Aujourd’hui avec la thèse Neuro, on va même jusqu’à chercher dans l’imagerie de nos cerveaux pour y repérer la causalité des troubles psychiques. Les effets en sont de nous diviser toujours plus en classes et en catégories, comme si la ségrégation ne devait jamais finir ! Comme l’écrit Éric Laurent, « [c]es jouissances multiples fragmentent le lien social, d’où la tentation de l’appel à un Dieu unifiant. […] Le racisme en effet change ses objets à mesure que les formes sociales se modifient, mais, selon la perspective de Lacan, toujours gît, dans une communauté humaine, le rejet d’une jouissance inassimilable, ressort d’une barbarie possible »[3]. Ségrégation poussée à l’extrême, selon le régime de la nomination et de l’appartenance à un groupe – non pas de façon individuelle, mais par la soumission autoritaire à une idéologie. N’est-ce pas ce qui est en train d’advenir du mouvement trans : une réponse unique, une seule pour tous ?
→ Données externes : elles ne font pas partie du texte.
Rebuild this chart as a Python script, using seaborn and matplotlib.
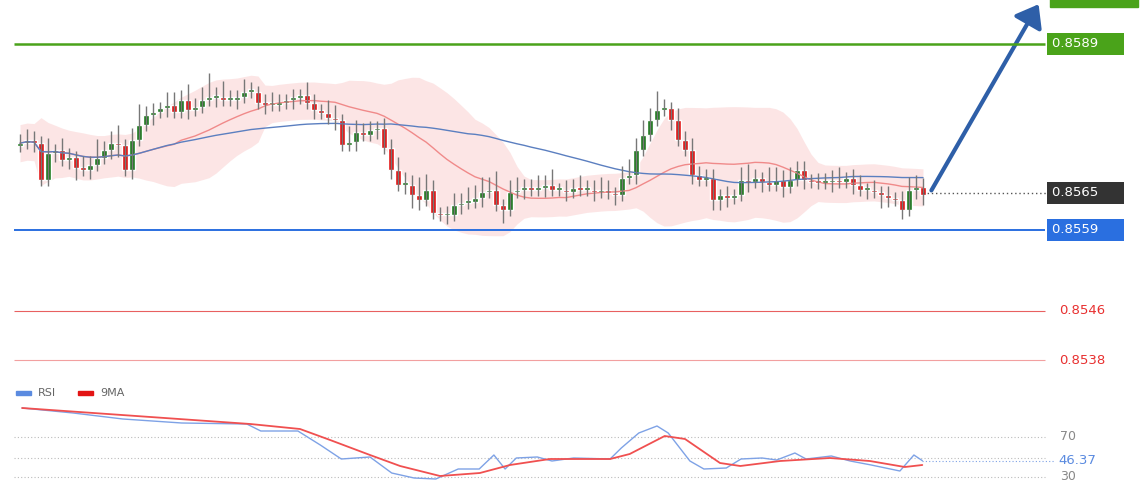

Dans sa conférence à Genève sur le symptôme, Lacan déclare qu’il y a quelque chose à dire aux sujets autistes[4]. Je voudrais mettre l’accent sur ce que peut nous apprendre chacun d’entre eux comme parlêtre, sur la jouissance autistique du corps propre, hétéro à lui-même, sur la singularité de chacun dans la différence absolue d’un nouage sinthomatique des registres RSI. À chacun son sinthome, en dehors du père, en dehors du patriarcat, voilà la promesse de la psychanalyse.

[1] Poblome G., Clinique et critique du patriarcat, argument du congrès Pipol 11, publication en ligne : https://www.pipol11.eu/argument/.
[2] Miller J.-A., « Neuro-, le nouveau réel », la Cause du désir, n°98, mars 2018, p. 113.
[3] Laurent É., « Le racisme 2.0 », Lacan Quotidien, n°371, 26 janvier 2014, disponible sur internet.
[4] Cf. Lacan J., « Conférence à Genève sur le symptôme », La Cause du désir, n°95, avril 2017, p. 17.